The Biggest Jerk In The Foreign Service Was Talked About In Hillary Clinton's Emails
Even the most polished of diplomats can fall victim to the gossip trap, it seems. In the State Department's most recent Hillary Clinton email dump, one missive between Clinton and longtime confidante Sidney Blumenthal showed that the presidential candidate and former secretary of state had been privy to a conversation about "the biggest jerk" in the Foreign Service — although it wasn't specified just who that person was. For the most part, the email's juicy details were redacted for classified reasons or privacy concerns.
"Just for the record, if she does not already know it [redacted] is one of the biggest jerks in the foreign service," Blumenthal quoted John Kornblum as saying. Kornblum, a retired foreign service diplomat and former ambassador to Germany who once served on Henry Kissinger's Policy Planning staff, then went on to describe the unidentified individual as a poor choice to fill Deputy Secretary of State William Burns' shoes. (Burns was scheduled to leave the position in a few short months.)
"Not only can he not get along with people or think clearly on anything, he also went over totally to the dark side during the Bush administration," Kornblum explained, according to Blumenthal. "He is in a league with [redacted] on this one. He once literally shouted me down at a conference where I suggested the Bush administration was hurting U.S. relations with Europe." (Bustle has reached out to Mr. Kornblum for comment and is awaiting a response.)
Since we know that "redacted" is a man, it should logically narrow the field considerably — but given how cloak and dagger much of Washington is on just about everything, that detail accounts for a drop in the ocean (if that). For a little more perspective on why that's the case, here's what was happening at the time the email was first sent.
In March 2011, the State Department received word that Burns, then under secretary of state for political affairs, was being tapped by the Obama administration to be the next deputy secretary of state, a role which he would skillfully commandeer until November 2014. In turn, the Department began compiling a shortlist of candidates who might possibly be able to fill Burns' seat.
Here's where it starts to get murky. While the list of candidates waiting to fill Burns' seat as deputy secretary of state (upon his retirement in 2014) was more highly publicized, the names of those being considered to fill his spot as under secretary remained largely hush-hush. For the larger part of August and the first half of September 2011, the seat was left vacant. From the outside, it seemed the Department was having trouble finding a decent replacement.

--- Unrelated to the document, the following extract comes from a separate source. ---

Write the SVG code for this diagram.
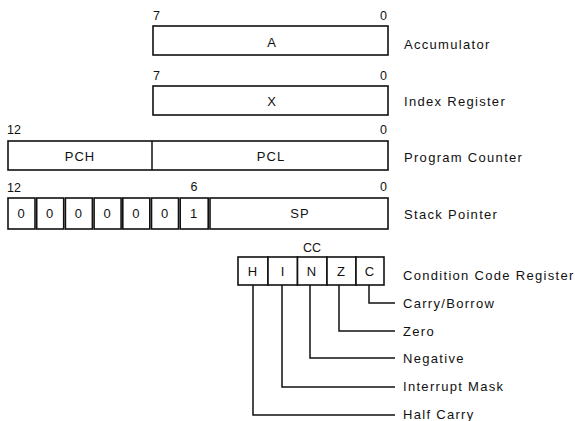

Eventually, the Department settled on Wendy Sherman, a former social worker who served as both a counselor and the assistant secretary of state for legislative affairs under President Bill Clinton. But prior to that appointment, as the email indicates, there was plenty of turbulence.
"I have no opinion of my own ... nor do I know Dan Fried, who is among those mentioned [on the list of potential candidates]," Blumenthal wrote in the Clinton missive which was timestamped around 10 a.m. on March 31, 2011. "But I thought I would pass along ... Kornblum's unsolicited opinion, for its unvarnished tone."
In response, Clinton replied that Kornblum's remarks were "very" interesting. "Kornblum was Bill's Ambo [ambassador] to Germany," she added.
Given the tone and cadence of the email, it doesn't seem likely the two (and Kornblum) were talking about Fried, who later went on to serve as as a special envoy charged with overseeing the closing of Guantanamo Prison. Prior to that appointment, Fried had served as assistant secretary of state for European and Eurasian affairs under President George W. Bush and the U.S. ambassador to Poland under Bill Clinton.
None of Burns' later potential successors for deputy secretary really ring any alarm bells either — for the most part, none of the names that made it to the papers (most notably those of Sherman and current Deputy Secretary of State Antony J. Blinken) gave anyone pause to consider that that's who Clinton and Blumenthal may have been talking about.
Until anyone from Clinton's former circle comes forward to clear things up, it seems that the looming mystery of the "biggest jerk in the Foreign Service" will continue to be just that — rumors and speculation.
Who said politics wasn't interesting?